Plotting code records
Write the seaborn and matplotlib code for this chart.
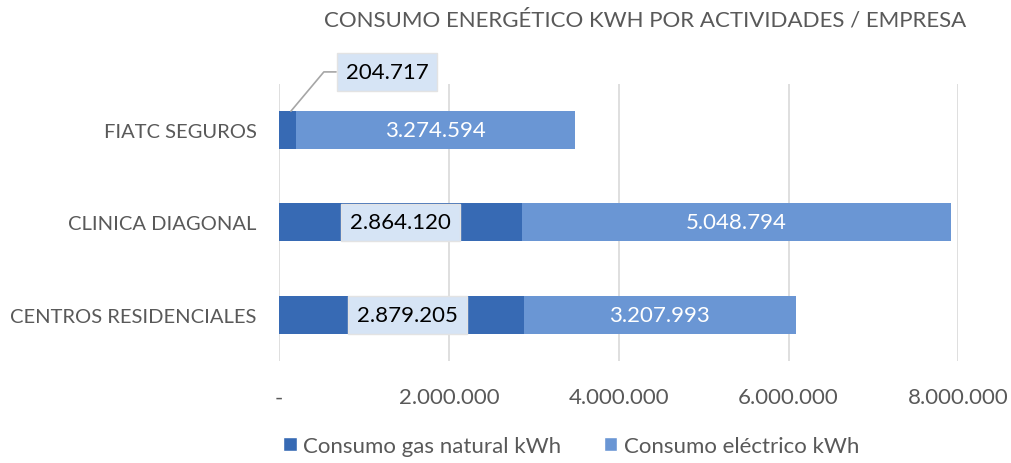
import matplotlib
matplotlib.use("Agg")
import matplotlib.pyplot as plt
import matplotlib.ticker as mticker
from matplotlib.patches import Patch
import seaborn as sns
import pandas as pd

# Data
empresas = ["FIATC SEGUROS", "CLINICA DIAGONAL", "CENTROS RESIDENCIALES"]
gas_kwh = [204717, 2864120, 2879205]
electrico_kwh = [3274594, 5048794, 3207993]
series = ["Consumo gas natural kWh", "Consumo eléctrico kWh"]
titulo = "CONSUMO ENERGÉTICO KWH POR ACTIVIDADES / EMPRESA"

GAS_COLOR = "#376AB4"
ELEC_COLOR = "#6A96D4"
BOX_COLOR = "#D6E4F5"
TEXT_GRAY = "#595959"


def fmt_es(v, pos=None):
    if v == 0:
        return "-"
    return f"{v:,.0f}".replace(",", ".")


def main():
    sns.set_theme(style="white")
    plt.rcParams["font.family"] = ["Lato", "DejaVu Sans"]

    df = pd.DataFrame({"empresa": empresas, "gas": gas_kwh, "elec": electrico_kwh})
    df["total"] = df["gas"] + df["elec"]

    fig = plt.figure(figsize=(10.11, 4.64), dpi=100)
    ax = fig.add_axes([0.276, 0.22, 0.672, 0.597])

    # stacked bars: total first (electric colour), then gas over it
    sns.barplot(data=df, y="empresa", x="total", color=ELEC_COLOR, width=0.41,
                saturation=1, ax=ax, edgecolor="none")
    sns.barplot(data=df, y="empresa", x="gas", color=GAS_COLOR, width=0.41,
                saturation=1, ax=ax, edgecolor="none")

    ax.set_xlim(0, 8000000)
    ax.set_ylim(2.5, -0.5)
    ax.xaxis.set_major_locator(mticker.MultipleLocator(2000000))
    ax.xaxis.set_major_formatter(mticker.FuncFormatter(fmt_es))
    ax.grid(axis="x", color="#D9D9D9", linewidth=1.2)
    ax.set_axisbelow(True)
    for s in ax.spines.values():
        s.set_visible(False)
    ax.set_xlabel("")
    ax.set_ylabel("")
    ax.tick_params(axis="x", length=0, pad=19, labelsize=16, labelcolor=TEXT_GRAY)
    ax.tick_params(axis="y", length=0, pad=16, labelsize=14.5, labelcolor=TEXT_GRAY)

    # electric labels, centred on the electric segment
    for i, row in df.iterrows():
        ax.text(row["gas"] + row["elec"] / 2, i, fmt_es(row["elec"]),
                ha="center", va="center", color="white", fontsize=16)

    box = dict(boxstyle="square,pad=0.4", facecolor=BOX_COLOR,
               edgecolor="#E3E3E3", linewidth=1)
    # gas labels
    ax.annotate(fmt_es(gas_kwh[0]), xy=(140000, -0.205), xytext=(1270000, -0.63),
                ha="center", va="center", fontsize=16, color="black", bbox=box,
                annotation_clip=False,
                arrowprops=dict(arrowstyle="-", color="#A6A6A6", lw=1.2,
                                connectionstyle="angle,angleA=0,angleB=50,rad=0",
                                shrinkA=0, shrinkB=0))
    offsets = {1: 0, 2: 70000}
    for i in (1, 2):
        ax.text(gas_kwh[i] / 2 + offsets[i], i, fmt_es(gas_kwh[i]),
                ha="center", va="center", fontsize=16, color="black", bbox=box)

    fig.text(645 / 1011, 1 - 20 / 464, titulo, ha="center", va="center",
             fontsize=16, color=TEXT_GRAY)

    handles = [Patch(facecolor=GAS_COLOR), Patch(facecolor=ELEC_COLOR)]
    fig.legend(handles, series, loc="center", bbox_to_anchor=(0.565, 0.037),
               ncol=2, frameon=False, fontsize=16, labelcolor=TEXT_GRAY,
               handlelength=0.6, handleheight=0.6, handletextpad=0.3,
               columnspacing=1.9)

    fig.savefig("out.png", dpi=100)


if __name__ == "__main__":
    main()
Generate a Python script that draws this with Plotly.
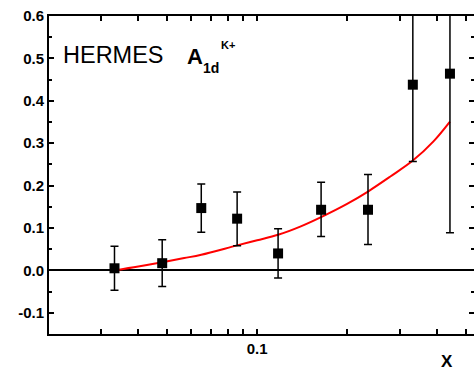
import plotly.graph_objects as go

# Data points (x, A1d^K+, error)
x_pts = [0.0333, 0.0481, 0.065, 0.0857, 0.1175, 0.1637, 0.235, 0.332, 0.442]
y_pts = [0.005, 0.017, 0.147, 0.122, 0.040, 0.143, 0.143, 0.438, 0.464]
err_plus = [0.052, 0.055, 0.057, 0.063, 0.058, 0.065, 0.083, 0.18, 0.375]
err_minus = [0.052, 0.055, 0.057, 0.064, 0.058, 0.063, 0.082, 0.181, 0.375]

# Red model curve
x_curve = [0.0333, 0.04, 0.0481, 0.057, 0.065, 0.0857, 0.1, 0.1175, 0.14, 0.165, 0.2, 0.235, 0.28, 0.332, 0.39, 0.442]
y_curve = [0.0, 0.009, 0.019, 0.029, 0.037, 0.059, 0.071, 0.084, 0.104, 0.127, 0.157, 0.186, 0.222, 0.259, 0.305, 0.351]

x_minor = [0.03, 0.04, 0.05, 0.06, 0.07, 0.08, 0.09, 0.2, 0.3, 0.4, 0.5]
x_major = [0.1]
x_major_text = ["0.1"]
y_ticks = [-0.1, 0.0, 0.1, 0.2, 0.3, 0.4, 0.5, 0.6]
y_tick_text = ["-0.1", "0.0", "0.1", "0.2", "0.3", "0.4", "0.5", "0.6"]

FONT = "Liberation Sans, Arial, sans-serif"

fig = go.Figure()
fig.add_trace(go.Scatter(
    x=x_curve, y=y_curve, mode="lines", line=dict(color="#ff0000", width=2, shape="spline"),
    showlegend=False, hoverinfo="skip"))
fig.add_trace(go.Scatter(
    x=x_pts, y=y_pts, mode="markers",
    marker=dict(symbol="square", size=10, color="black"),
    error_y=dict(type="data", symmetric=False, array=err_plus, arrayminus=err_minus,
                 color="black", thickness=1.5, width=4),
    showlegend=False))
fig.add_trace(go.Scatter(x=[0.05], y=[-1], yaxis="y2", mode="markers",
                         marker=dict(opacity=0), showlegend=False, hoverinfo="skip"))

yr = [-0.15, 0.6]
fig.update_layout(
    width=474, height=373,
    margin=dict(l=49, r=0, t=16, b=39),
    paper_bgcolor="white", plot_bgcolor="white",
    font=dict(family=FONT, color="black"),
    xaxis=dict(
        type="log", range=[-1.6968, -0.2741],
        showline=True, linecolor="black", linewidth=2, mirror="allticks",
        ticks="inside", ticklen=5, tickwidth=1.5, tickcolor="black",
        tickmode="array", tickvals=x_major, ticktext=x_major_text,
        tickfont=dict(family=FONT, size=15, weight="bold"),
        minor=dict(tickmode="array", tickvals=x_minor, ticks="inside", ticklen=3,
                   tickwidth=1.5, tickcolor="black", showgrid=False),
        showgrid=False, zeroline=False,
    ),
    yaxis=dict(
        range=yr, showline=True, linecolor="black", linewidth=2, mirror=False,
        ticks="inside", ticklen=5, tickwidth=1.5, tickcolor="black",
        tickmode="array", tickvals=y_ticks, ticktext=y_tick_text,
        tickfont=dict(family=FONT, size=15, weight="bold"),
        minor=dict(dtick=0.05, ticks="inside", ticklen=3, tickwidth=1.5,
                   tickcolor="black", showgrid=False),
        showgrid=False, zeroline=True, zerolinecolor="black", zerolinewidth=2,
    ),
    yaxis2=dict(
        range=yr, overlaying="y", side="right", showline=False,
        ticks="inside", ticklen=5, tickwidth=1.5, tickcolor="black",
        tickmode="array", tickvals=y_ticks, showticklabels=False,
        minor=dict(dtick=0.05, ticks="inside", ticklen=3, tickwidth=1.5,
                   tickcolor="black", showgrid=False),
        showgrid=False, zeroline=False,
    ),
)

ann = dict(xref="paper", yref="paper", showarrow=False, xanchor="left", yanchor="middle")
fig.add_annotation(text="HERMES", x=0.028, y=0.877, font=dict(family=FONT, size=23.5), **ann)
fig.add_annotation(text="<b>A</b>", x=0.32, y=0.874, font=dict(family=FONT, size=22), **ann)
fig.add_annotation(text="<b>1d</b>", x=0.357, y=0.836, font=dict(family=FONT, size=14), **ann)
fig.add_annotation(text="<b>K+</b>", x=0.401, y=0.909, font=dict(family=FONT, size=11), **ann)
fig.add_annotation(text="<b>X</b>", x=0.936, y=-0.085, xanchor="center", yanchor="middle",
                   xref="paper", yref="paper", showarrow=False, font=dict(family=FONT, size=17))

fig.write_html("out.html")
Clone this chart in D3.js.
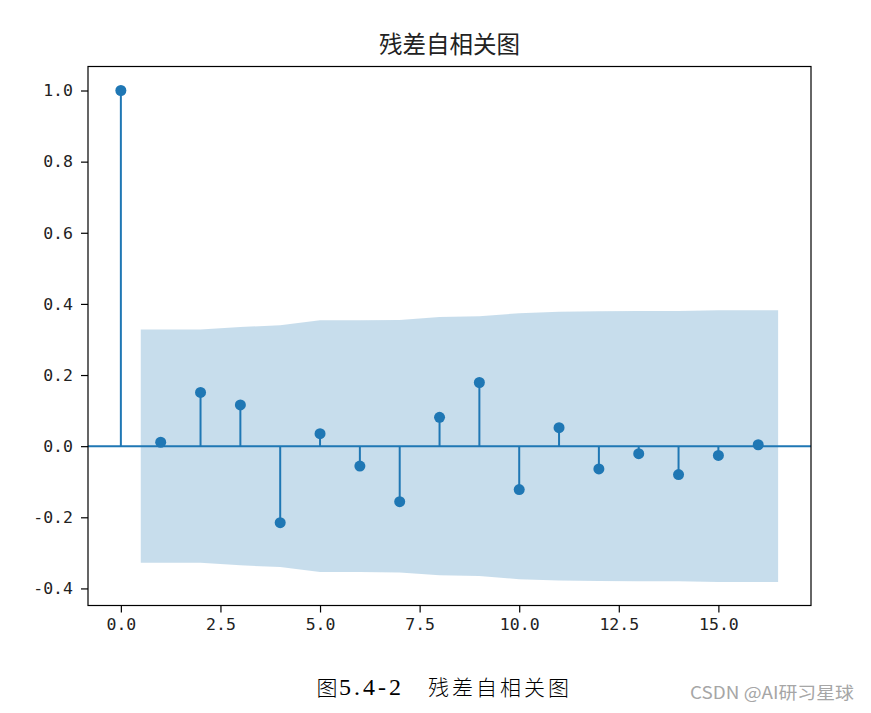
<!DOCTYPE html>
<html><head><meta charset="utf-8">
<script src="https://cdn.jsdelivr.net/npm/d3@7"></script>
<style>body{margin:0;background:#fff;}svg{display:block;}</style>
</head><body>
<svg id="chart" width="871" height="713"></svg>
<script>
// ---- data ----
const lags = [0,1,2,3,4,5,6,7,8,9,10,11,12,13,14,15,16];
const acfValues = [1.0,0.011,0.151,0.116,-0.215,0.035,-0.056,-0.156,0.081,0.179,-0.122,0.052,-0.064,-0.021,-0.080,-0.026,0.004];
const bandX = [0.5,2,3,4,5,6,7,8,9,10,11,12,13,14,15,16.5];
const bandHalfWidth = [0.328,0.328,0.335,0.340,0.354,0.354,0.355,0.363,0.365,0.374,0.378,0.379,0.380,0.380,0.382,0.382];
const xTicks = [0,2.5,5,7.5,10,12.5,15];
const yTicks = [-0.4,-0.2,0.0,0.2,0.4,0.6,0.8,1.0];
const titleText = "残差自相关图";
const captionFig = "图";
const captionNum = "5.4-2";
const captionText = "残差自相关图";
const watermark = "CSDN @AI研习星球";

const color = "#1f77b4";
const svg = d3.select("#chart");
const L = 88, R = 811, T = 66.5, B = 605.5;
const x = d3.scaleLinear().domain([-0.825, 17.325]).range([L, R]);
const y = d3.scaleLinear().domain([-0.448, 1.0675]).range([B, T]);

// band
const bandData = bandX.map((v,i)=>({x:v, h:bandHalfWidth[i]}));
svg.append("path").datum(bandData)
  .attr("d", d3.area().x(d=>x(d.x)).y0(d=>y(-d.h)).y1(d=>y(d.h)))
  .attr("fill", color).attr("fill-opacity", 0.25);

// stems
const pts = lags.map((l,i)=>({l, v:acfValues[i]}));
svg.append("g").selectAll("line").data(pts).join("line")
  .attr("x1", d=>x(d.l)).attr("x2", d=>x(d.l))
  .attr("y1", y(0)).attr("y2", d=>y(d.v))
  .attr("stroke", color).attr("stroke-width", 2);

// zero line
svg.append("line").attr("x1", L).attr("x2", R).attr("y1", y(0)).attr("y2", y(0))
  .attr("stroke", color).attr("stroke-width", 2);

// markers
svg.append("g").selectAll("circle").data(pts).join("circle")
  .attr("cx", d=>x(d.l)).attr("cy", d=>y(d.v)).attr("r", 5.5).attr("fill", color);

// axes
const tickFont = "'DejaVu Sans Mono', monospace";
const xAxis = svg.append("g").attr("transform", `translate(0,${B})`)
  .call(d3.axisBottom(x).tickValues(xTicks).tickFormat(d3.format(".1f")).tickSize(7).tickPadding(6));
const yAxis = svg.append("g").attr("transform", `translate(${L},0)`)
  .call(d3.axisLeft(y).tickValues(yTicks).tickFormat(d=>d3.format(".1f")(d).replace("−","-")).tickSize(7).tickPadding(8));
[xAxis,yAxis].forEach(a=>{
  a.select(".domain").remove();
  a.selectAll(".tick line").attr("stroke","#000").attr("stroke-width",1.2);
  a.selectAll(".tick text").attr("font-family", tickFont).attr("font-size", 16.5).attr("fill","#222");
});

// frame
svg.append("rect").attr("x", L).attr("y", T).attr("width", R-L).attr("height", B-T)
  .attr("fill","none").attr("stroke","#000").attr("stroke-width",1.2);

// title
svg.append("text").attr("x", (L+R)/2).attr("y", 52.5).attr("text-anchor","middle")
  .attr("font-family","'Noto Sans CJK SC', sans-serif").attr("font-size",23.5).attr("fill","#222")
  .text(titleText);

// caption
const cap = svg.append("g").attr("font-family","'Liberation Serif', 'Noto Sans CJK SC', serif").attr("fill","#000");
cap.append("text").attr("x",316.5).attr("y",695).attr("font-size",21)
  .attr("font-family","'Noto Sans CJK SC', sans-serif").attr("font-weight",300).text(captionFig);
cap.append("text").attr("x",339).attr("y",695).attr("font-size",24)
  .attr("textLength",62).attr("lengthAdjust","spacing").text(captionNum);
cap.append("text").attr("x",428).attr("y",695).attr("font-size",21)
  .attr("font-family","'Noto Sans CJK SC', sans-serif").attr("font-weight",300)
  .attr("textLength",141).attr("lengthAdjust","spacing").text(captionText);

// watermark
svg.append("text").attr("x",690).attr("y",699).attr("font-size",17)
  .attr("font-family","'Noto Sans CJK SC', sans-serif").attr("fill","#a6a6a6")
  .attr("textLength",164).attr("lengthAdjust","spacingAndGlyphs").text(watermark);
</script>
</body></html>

Exercise:
Return exactly the lines from the one with "Generate a Python" to the one with "0.259, 0.305, 0.351]", both ends kept, and only those. Images are left out.

Full output:
Generate a Python script that draws this with Plotly.
import plotly.graph_objects as go

# Data points (x, A1d^K+, error)
x_pts = [0.0333, 0.0481, 0.065, 0.0857, 0.1175, 0.1637, 0.235, 0.332, 0.442]
y_pts = [0.005, 0.017, 0.147, 0.122, 0.040, 0.143, 0.143, 0.438, 0.464]
err_plus = [0.052, 0.055, 0.057, 0.063, 0.058, 0.065, 0.083, 0.18, 0.375]
err_minus = [0.052, 0.055, 0.057, 0.064, 0.058, 0.063, 0.082, 0.181, 0.375]

# Red model curve
x_curve = [0.0333, 0.04, 0.0481, 0.057, 0.065, 0.0857, 0.1, 0.1175, 0.14, 0.165, 0.2, 0.235, 0.28, 0.332, 0.39, 0.442]
y_curve = [0.0, 0.009, 0.019, 0.029, 0.037, 0.059, 0.071, 0.084, 0.104, 0.127, 0.157, 0.186, 0.222, 0.259, 0.305, 0.351]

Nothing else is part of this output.